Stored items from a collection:
--

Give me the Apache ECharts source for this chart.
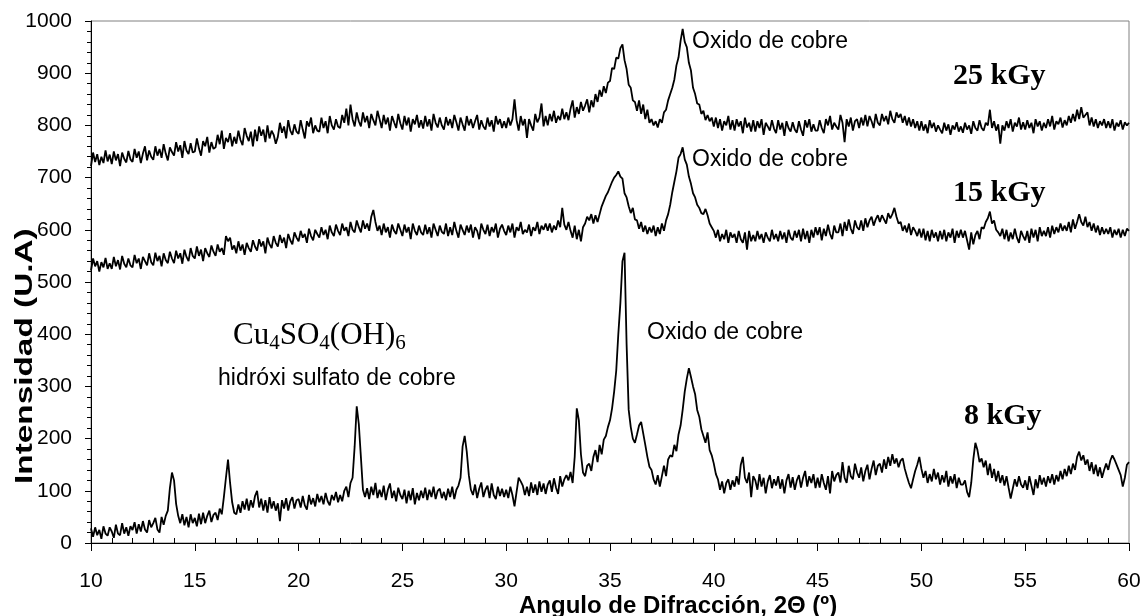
<!DOCTYPE html>
<html>
<head>
<meta charset="utf-8">
<script src="https://cdn.jsdelivr.net/npm/echarts@6/dist/echarts.min.js"></script>
<style>html,body{margin:0;padding:0;background:#fff;}#c{width:1145px;height:616px;}</style>
</head>
<body>
<div id="c"></div>
<script>
// Diffraction angle grid (2Θ, degrees): first angle and step of the scan
const ANGLE_START = 10;
const ANGLE_STEP = 0.1;

// Intensity (U.A), one row per degree (10.0 ... 59.9), last value at 60.0
const int25kGy = [
722,748,730,745,724,740,728,752,731,744,
726,750,733,745,722,748,736,729,751,735,
730,755,738,750,728,746,760,733,752,740,
734,760,742,755,738,764,746,733,758,749,
742,768,750,762,738,770,752,745,766,748,
750,775,756,742,770,760,778,748,768,755,
758,782,764,790,755,776,768,785,760,778,
765,790,772,762,795,780,770,788,760,792,
770,798,780,792,768,800,775,790,782,765,
778,805,786,798,775,810,790,782,802,788,
784,810,792,775,808,798,815,785,800,790,
788,815,795,808,785,818,800,792,812,798,
795,820,805,832,800,840,812,798,825,808,
798,825,806,818,795,822,810,800,828,812,
795,820,802,815,790,818,806,795,822,804,
792,818,800,815,788,812,802,820,796,810,
794,818,798,812,790,822,805,796,815,800,
792,816,800,812,795,820,806,790,815,802,
790,818,800,812,795,808,820,792,810,798,
792,815,798,810,788,818,802,812,795,808,
795,815,800,812,850,810,790,818,800,812,
776,812,800,790,822,806,815,842,798,818,
800,822,808,828,805,818,810,832,812,825,
810,832,848,815,835,822,845,828,838,850,
825,848,835,860,845,868,855,875,862,882,
885,910,908,930,928,948,955,925,908,878,
872,848,845,828,848,822,840,812,830,805,
812,800,808,796,812,805,825,830,848,860,
872,888,915,930,962,985,960,950,920,905,
872,860,842,840,822,828,810,820,808,815,
798,815,795,812,790,808,800,818,792,810,
790,812,798,808,785,815,796,805,788,810,
788,808,795,812,782,805,798,790,810,794,
785,810,792,805,780,808,795,788,806,792,
786,808,792,780,810,796,812,788,802,790,
790,810,795,785,812,800,818,792,805,798,
792,820,805,768,812,798,815,790,808,812,
795,815,800,820,798,818,808,795,822,805,
800,822,808,818,802,828,812,805,825,815,
822,805,818,800,815,798,812,795,808,790,
808,790,802,785,810,795,805,788,800,792,
785,805,790,802,782,800,792,806,788,798,
786,805,792,800,784,808,795,790,810,795,
790,805,800,830,795,808,790,802,765,800,
790,808,795,812,788,805,798,815,792,806,
792,810,795,805,785,812,798,808,790,805,
795,812,798,818,792,808,802,815,796,810,
800,818,805,822,808,830,812,835,815,820,
825,800,815,798,812,795,808,800,812,795,
808,795,812,790,805,798,810,792,806,800,
805];

const int15kGy = [
522,545,530,540,520,538,528,546,525,536,
525,548,530,542,524,550,535,528,545,532,
528,552,536,545,525,548,540,532,555,538,
532,556,540,550,530,555,542,536,558,545,
536,560,545,555,535,562,548,540,565,550,
545,568,550,562,540,565,555,548,570,558,
550,572,558,565,552,588,578,585,562,570,
555,578,560,572,552,575,565,558,580,568,
560,582,568,578,555,585,572,565,588,575,
568,590,575,585,565,592,580,572,595,585,
578,598,585,592,575,602,588,580,600,592,
585,605,590,600,582,608,595,588,610,598,
590,612,598,605,588,615,600,595,618,605,
595,618,602,612,598,625,638,615,598,608,
590,612,595,605,585,610,598,592,612,600,
588,610,595,605,582,612,598,590,608,595,
590,610,592,605,585,612,600,588,608,596,
592,612,588,605,590,615,598,585,610,600,
590,608,595,610,585,605,598,582,612,600,
592,610,588,605,595,612,585,602,610,598,
590,608,595,612,585,605,598,615,592,600,
595,610,588,605,598,615,592,608,600,612,
598,612,595,608,600,618,605,642,610,600,
615,598,585,608,582,600,578,605,612,625,
618,630,612,628,615,630,645,655,665,672,
682,692,700,705,712,702,698,670,662,645,
632,642,620,618,602,615,596,608,592,605,
595,608,588,605,592,612,598,618,630,648,
672,692,712,738,745,758,735,725,702,688,
670,662,648,642,632,630,640,628,612,605,
598,585,600,578,592,582,600,575,595,585,
592,575,598,582,575,595,562,598,578,590,
578,598,582,592,575,595,585,578,600,582,
592,578,598,582,595,575,600,585,580,598,
585,600,578,602,582,598,575,600,585,605,
590,605,580,602,588,610,592,582,608,595,
595,612,588,615,598,620,602,592,618,605,
600,618,598,622,605,618,625,608,620,628,
615,628,620,612,632,622,630,642,625,612,
615,598,608,595,612,590,605,598,588,602,
585,602,580,598,578,600,585,595,578,598,
582,600,578,595,585,602,575,598,585,600,
585,598,580,562,595,572,590,598,582,605,
602,615,622,635,612,618,600,595,588,602,
582,600,578,595,582,602,585,575,598,588,
580,598,575,602,585,600,578,605,588,598,
588,605,585,608,592,605,595,612,598,608,
598,615,595,620,602,615,630,615,608,625,
605,615,598,612,595,608,590,605,592,602,
592,605,585,600,590,602,585,600,588,602,
598];

const int8kGy = [
28,12,30,15,25,8,32,18,14,30,
22,10,35,18,15,38,18,30,14,32,
25,40,18,36,22,42,26,20,44,30,
38,48,26,20,50,35,52,62,105,135,
120,75,52,38,55,34,50,30,55,38,
48,32,56,36,58,38,52,62,40,54,
58,44,66,55,88,125,160,115,78,58,
55,74,58,80,64,85,62,82,68,90,
100,68,85,62,82,58,88,66,80,62,
76,42,82,66,86,62,80,88,66,82,
84,68,90,72,64,92,74,86,70,94,
78,90,74,96,80,72,92,82,98,78,
92,80,100,108,88,115,125,185,262,228,
165,102,88,105,84,108,92,115,86,102,
88,110,82,102,114,86,100,80,106,92,
84,102,76,100,82,105,74,96,82,100,
86,106,82,102,88,108,84,100,104,86,
98,82,104,88,108,84,102,110,125,185,
205,175,130,102,92,112,86,104,116,88,
102,110,86,114,92,84,108,90,104,88,
102,86,108,92,70,98,125,118,110,92,
108,90,116,96,112,92,118,98,114,94,
112,120,98,124,106,94,128,108,122,130,
120,136,115,165,258,235,170,135,128,148,
152,138,165,178,155,188,170,198,205,222,
235,258,290,330,400,460,540,556,380,255,
222,200,192,208,225,232,210,188,165,146,
140,122,112,130,108,128,148,128,160,168,
165,188,176,208,225,255,290,315,335,318,
300,285,255,242,218,205,192,212,178,168,
152,132,122,102,118,95,115,122,102,120,
108,128,112,150,165,125,115,135,88,128,
120,102,132,108,125,95,118,130,105,122,
110,128,104,122,95,120,132,106,126,102,
120,130,106,125,138,108,128,115,132,105,
125,106,132,115,102,128,95,138,118,130,
135,116,155,125,115,148,128,122,152,135,
125,145,118,138,150,122,142,158,130,148,
152,135,160,142,165,148,170,152,162,145,
158,162,142,128,115,105,122,138,150,165,
142,125,138,115,132,118,142,122,135,112,
130,116,138,108,128,114,132,105,125,112,
112,120,98,88,115,160,192,178,155,162,
145,158,130,152,125,142,118,138,115,130,
110,128,106,85,104,122,108,128,112,106,
120,102,128,110,92,122,105,130,112,125,
108,128,115,132,112,130,118,138,122,142,
128,148,132,152,140,165,175,158,168,150,
160,138,155,132,150,128,145,125,140,152,
140,158,168,160,150,140,130,108,125,150,
155];

const xTicks = [10, 15, 20, 25, 30, 35, 40, 45, 50, 55, 60];
const yTicks = [0, 100, 200, 300, 400, 500, 600, 700, 800, 900, 1000];

function pairs(vals) {
  return vals.map((v, i) => [+(ANGLE_START + i * ANGLE_STEP).toFixed(2), v]);
}

const chart = echarts.init(document.getElementById('c'), null, {renderer: 'canvas'});
const SANS = 'Liberation Sans, Arial, sans-serif';
const SERIF = 'Liberation Serif, Times New Roman, serif';

const lineSeries = (name, vals) => ({
  name, type: 'line', data: pairs(vals), showSymbol: false, symbol: 'none',
  lineStyle: {color: '#000', width: 1.8}, itemStyle: {color: '#000'},
  animation: false, silent: true, clip: true
});

chart.setOption({
  animation: false,
  backgroundColor: '#fff',
  grid: {left: 91, right: 16, top: 21, bottom: 73, show: true, borderColor: '#808080', borderWidth: 1, backgroundColor: 'transparent'},
  xAxis: [{
    type: 'value', min: xTicks[0], max: xTicks[xTicks.length - 1], interval: 5,
    axisLine: {show: true, onZero: false, lineStyle: {color: '#000', width: 1}},
    axisTick: {show: true, length: 8, lineStyle: {color: '#000'}},
    minorTick: {show: false},
    splitLine: {show: false},
    axisLabel: {color: '#000', fontFamily: SANS, fontSize: 21, margin: 28, formatter: v => String(v)}
  }, {
    type: 'value', min: xTicks[0], max: xTicks[xTicks.length - 1], interval: 5, position: 'bottom',
    axisLine: {show: false},
    axisTick: {show: false, inside: true},
    minorTick: {show: true, splitNumber: 5, length: 5, lineStyle: {color: '#000'}},
    splitLine: {show: false},
    axisLabel: {show: false}
  }],
  yAxis: {
    type: 'value', min: yTicks[0], max: yTicks[yTicks.length - 1], interval: 100,
    axisLine: {show: true, onZero: false, lineStyle: {color: '#000', width: 1}},
    axisTick: {show: true, length: 6, lineStyle: {color: '#000'}},
    minorTick: {show: true, splitNumber: 5, length: 4, lineStyle: {color: '#000'}},
    splitLine: {show: false},
    axisLabel: {color: '#000', fontFamily: SANS, fontSize: 21, margin: 19, formatter: v => String(v)}
  },
  series: [
    lineSeries('25 kGy', int25kGy),
    lineSeries('15 kGy', int15kGy),
    lineSeries('8 kGy', int8kGy)
  ],
  graphic: [
    {type: 'text', left: 692, top: 30, style: {text: 'Oxido de cobre', fill: '#000', font: '23px ' + SANS}},
    {type: 'text', left: 692, top: 148, style: {text: 'Oxido de cobre', fill: '#000', font: '23px ' + SANS}},
    {type: 'text', left: 647, top: 321, style: {text: 'Oxido de cobre', fill: '#000', font: '23px ' + SANS}},
    {type: 'text', left: 218, top: 367, style: {text: 'hidróxi sulfato de cobre', fill: '#000', font: '23px ' + SANS}},
    {type: 'text', left: 233, top: 320, style: {
      text: '{a|Cu}{s|4}{a|SO}{s|4}{a|(OH)}{s|6}', fill: '#000',
      rich: {
        a: {fontSize: 31, fontFamily: SERIF, lineHeight: 36, fill: '#000'},
        s: {fontSize: 21, fontFamily: SERIF, lineHeight: 22, verticalAlign: 'bottom', fill: '#000'}
      }
    }},
    {type: 'text', left: 953, top: 61, style: {text: '25 kGy', fill: '#000', font: 'bold 30px ' + SERIF}},
    {type: 'text', left: 953, top: 178, style: {text: '15 kGy', fill: '#000', font: 'bold 30px ' + SERIF}},
    {type: 'text', left: 964, top: 401, style: {text: '8 kGy', fill: '#000', font: 'bold 30px ' + SERIF}},
    {type: 'text', left: 519, top: 594, style: {text: 'Angulo de Difracción, 2Θ (º)', fill: '#000', font: 'bold 24px ' + SANS}},
    {type: 'text', x: 14, y: 484, rotation: Math.PI / 2, scaleX: 1.45, style: {text: 'Intensidad (U.A)', fill: '#000', font: 'bold 23px ' + SANS, textAlign: 'left', textVerticalAlign: 'top'}}
  ]
});
</script>
</body>
</html>
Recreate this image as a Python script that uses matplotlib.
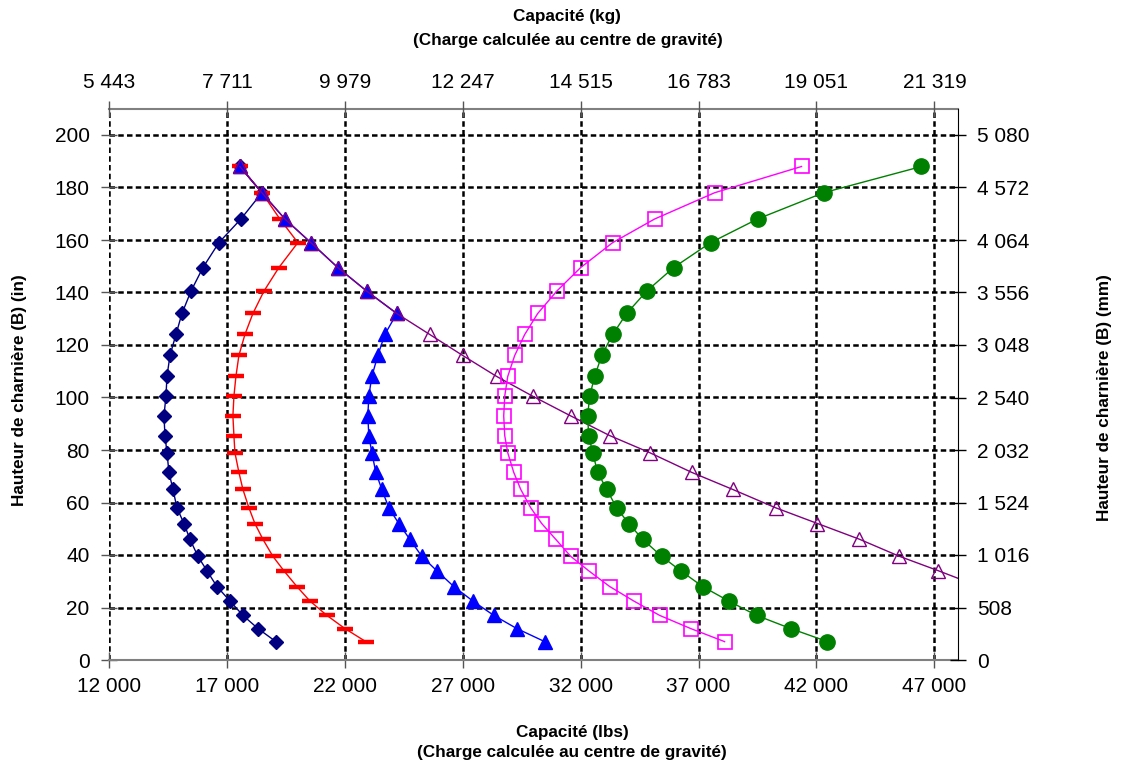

--

• **Short exercise**
Give back exactly the lines from the top of the records to the line containing "const ANGLE_STEP = 0.1;", both included, and no pictures.

• **Task output**
Give me the Apache ECharts source for this chart.
<!DOCTYPE html>
<html>
<head>
<meta charset="utf-8">
<script src="https://cdn.jsdelivr.net/npm/echarts@6/dist/echarts.min.js"></script>
<style>html,body{margin:0;padding:0;background:#fff;}#c{width:1145px;height:616px;}</style>
</head>
<body>
<div id="c"></div>
<script>
// Diffraction angle grid (2Θ, degrees): first angle and step of the scan
const ANGLE_START = 10;
const ANGLE_STEP = 0.1;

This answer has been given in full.